- _EXERCISE_: Write every line out verbatim and omit the pictures.

- _SOURCE MATERIAL_:
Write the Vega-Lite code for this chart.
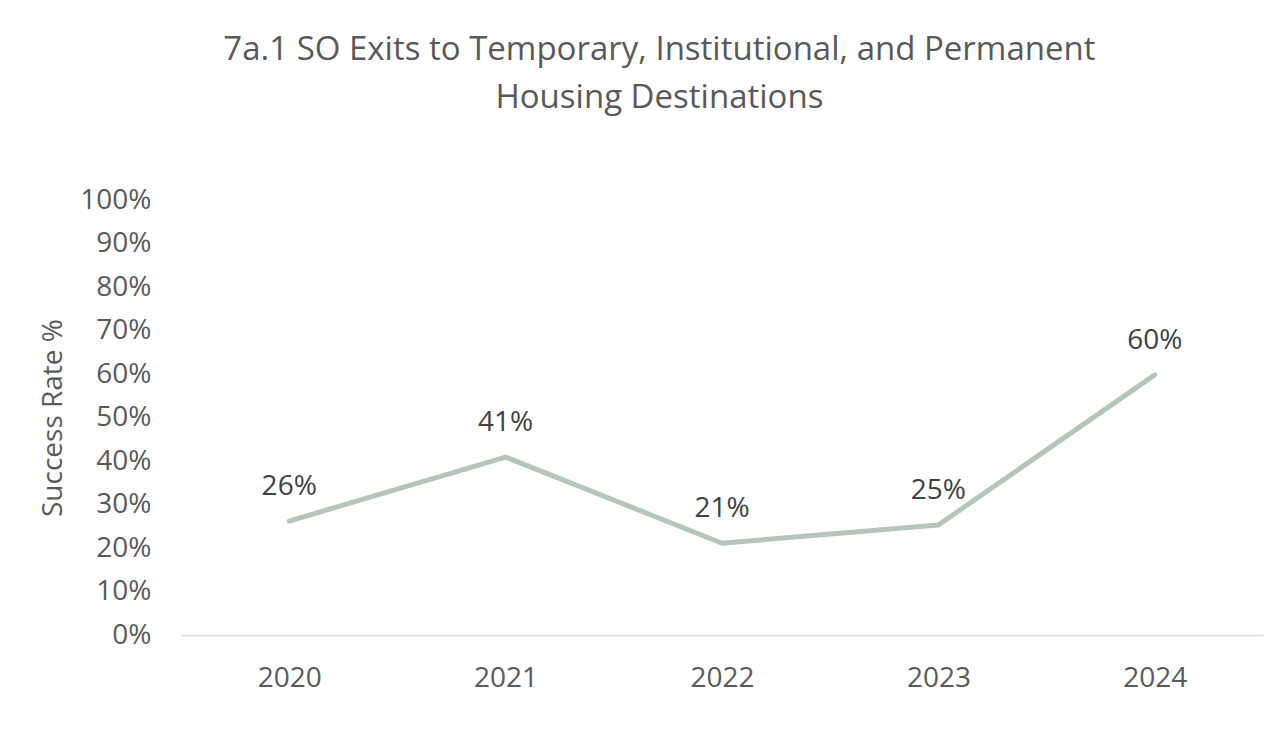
{
  "$schema": "https://vega.github.io/schema/vega-lite/v6.json",
  "autosize": "none",
  "width": 1082,
  "height": 435,
  "padding": {"left": 181, "top": 200, "right": 11, "bottom": 98},
  "background": "white",
  "config": {
    "font": "Open Sans",
    "view": {"stroke": null}
  },
  "title": {
    "text": ["7a.1 SO Exits to Temporary, Institutional, and Permanent", "Housing Destinations"],
    "fontSize": 33,
    "fontWeight": "normal",
    "color": "#595959",
    "lineHeight": 48,
    "anchor": "middle",
    "frame": "bounds",
    "offset": 71,
    "dx": 8
  },
  "data": {
    "values": [
      {"year": "2020", "rate": 0.262},
      {"year": "2021", "rate": 0.409},
      {"year": "2022", "rate": 0.211},
      {"year": "2023", "rate": 0.253},
      {"year": "2024", "rate": 0.598}
    ]
  },
  "encoding": {
    "x": {
      "field": "year",
      "type": "ordinal",
      "scale": {"paddingInner": 0, "paddingOuter": 0.5},
      "axis": {
        "title": null,
        "labelAngle": 0,
        "ticks": false,
        "labelFontSize": 28,
        "labelColor": "#595959",
        "labelPadding": 29,
        "domainColor": "#d9d9d9",
        "domainWidth": 1.5,
        "grid": false
      }
    },
    "y": {
      "field": "rate",
      "type": "quantitative",
      "scale": {"domain": [0, 1]},
      "axis": {
        "title": "Success Rate %",
        "titleFontSize": 28,
        "titleFontWeight": "normal",
        "titleColor": "#595959",
        "titlePadding": 12,
        "format": ".0%",
        "values": [0, 0.1, 0.2, 0.3, 0.4, 0.5, 0.6, 0.7, 0.8, 0.9, 1],
        "ticks": false,
        "domain": false,
        "grid": false,
        "labelFontSize": 28,
        "labelColor": "#595959",
        "labelPadding": 30
      }
    }
  },
  "layer": [
    {
      "mark": {"type": "line", "color": "#b4c6ba", "strokeWidth": 5, "strokeCap": "round", "strokeJoin": "round"}
    },
    {
      "mark": {"type": "text", "fontSize": 28, "color": "#404040", "baseline": "alphabetic", "dy": -26},
      "encoding": {"text": {"field": "rate", "type": "quantitative", "format": ".0%"}}
    }
  ]
}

- _THE OUTPUT_:
Write the Vega-Lite code for this chart.
{
  "$schema": "https://vega.github.io/schema/vega-lite/v6.json",
  "autosize": "none",
  "width": 1082,
  "height": 435,
  "padding": {"left": 181, "top": 200, "right": 11, "bottom": 98},
  "background": "white",
  "config": {
    "font": "Open Sans",
    "view": {"stroke": null}
  },
  "title": {
    "text": ["7a.1 SO Exits to Temporary, Institutional, and Permanent", "Housing Destinations"],
    "fontSize": 33,
    "fontWeight": "normal",
    "color": "#595959",
    "lineHeight": 48,
    "anchor": "middle",
    "frame": "bounds",
    "offset": 71,
    "dx": 8
  },
  "data": {
    "values": [
      {"year": "2020", "rate": 0.262},
      {"year": "2021", "rate": 0.409},
      {"year": "2022", "rate": 0.211},
      {"year": "2023", "rate": 0.253},
      {"year": "2024", "rate": 0.598}
    ]
  },
  "encoding": {
    "x": {
      "field": "year",
      "type": "ordinal",
      "scale": {"paddingInner": 0, "paddingOuter": 0.5},
      "axis": {
        "title": null,
        "labelAngle": 0,
        "ticks": false,
        "labelFontSize": 28,
        "labelColor": "#595959",
        "labelPadding": 29,
        "domainColor": "#d9d9d9",
        "domainWidth": 1.5,
        "grid": false
      }
    },
    "y": {
      "field": "rate",
      "type": "quantitative",
      "scale": {"domain": [0, 1]},
      "axis": {
        "title": "Success Rate %",
        "titleFontSize": 28,
        "titleFontWeight": "normal",
        "titleColor": "#595959",
        "titlePadding": 12,
        "format": ".0%",
        "values": [0, 0.1, 0.2, 0.3, 0.4, 0.5, 0.6, 0.7, 0.8, 0.9, 1],
        "ticks": false,
        "domain": false,
        "grid": false,
        "labelFontSize": 28,
        "labelColor": "#595959",
        "labelPadding": 30
      }
    }
  },
  "layer": [
    {
      "mark": {"type": "line", "color": "#b4c6ba", "strokeWidth": 5, "strokeCap": "round", "strokeJoin": "round"}
    },
    {
      "mark": {"type": "text", "fontSize": 28, "color": "#404040", "baseline": "alphabetic", "dy": -26},
      "encoding": {"text": {"field": "rate", "type": "quantitative", "format": ".0%"}}
    }
  ]
}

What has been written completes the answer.